US 11,948,070 B2
Hardware implementation of a convolutional neural network
Clifford Gibson, St. Albans (GB); and James Imber, Hemel Hempstead (GB)
Assigned to Imagination Technologies Limited, Kings Langley (GB)
Filed by Imagination Technologies Limited, Kings Langley (GB)
Filed on Apr. 10, 2023, as Appl. No. 18/132,929.
Application 18/132,929 is a continuation of application No. 15/585,571, filed on May 3, 2017, granted, now 11,625,581, issued on Apr. 11, 2023.
Claims priority of application No. 1607713 (GB), filed on May 3, 2016.
Prior Publication US 2023/0306248 A1, Sep. 28, 2023
Int. Cl. G06N 3/063 (2023.01); G06F 7/00 (2006.01); G06F 7/544 (2006.01); G06N 3/04 (2023.01); G06N 3/045 (2023.01); G06N 3/08 (2023.01)
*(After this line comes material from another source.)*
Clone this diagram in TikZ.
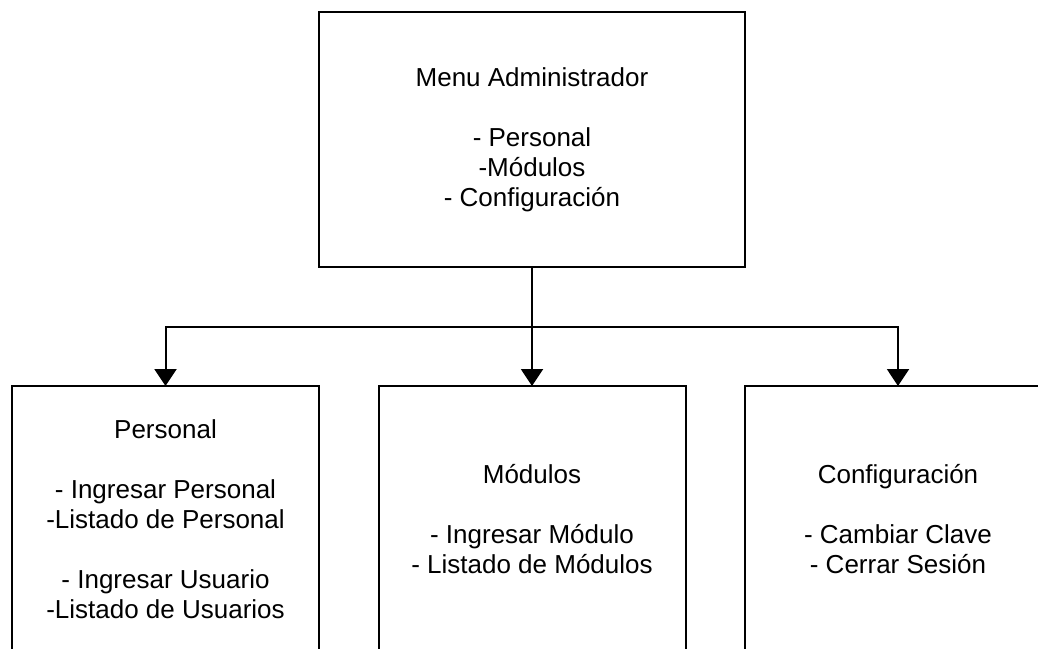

CPC G06N 3/063 (2013.01) [G06F 7/00 (2013.01); G06F 7/5443 (2013.01); G06N 3/04 (2013.01); G06N 3/045 (2023.01); G06N 3/08 (2013.01)] 20 Claims
OG exemplary drawing
 
1. Hardware to implement a convolutional neural network (CNN), comprising:
a memory interface configured to receive, from external memory, weights and input data to be used in calculations within the CNN, as well as command information to control operation of the hardware;
a coefficient buffer controller configured to receive the weights and pass the weights to a coefficient buffer, the coefficient buffer configured to store the weights received from the coefficient buffer controller;
an input buffer controller configured to receive the input data and pass the input data to a plurality of input buffers, the plurality of input buffers configured to store the input data received from the input buffer controller;
a command decoder configured to decode the command information and subsequently issue control information to the coefficient buffer controller and the input buffer controller to control a manner in which the weights and input data are stored in the coefficient buffer and the plurality of input buffers respectively;
a plurality of convolution engines configured to perform one or more convolution operations on the input data in the plurality of input buffers using the weights in the coefficient buffer;
a plurality of accumulators configured to receive results of the plurality of convolution engines and add the results of the convolution engines to values stored in an accumulation buffer, the accumulation buffer configured to store accumulated results from the plurality of accumulators;
a shared buffer;
an activation module configured to perform at least one of a number of different activation functions on data in the accumulation buffer and store the results in the shared buffer;
a normalize module configured to perform one of a number of different normalizing functions on data in the shared buffer and store the results in the shared buffer; and
a pool module configured to perform a pooling operation on data in the shared buffer and store the results in the shared buffer.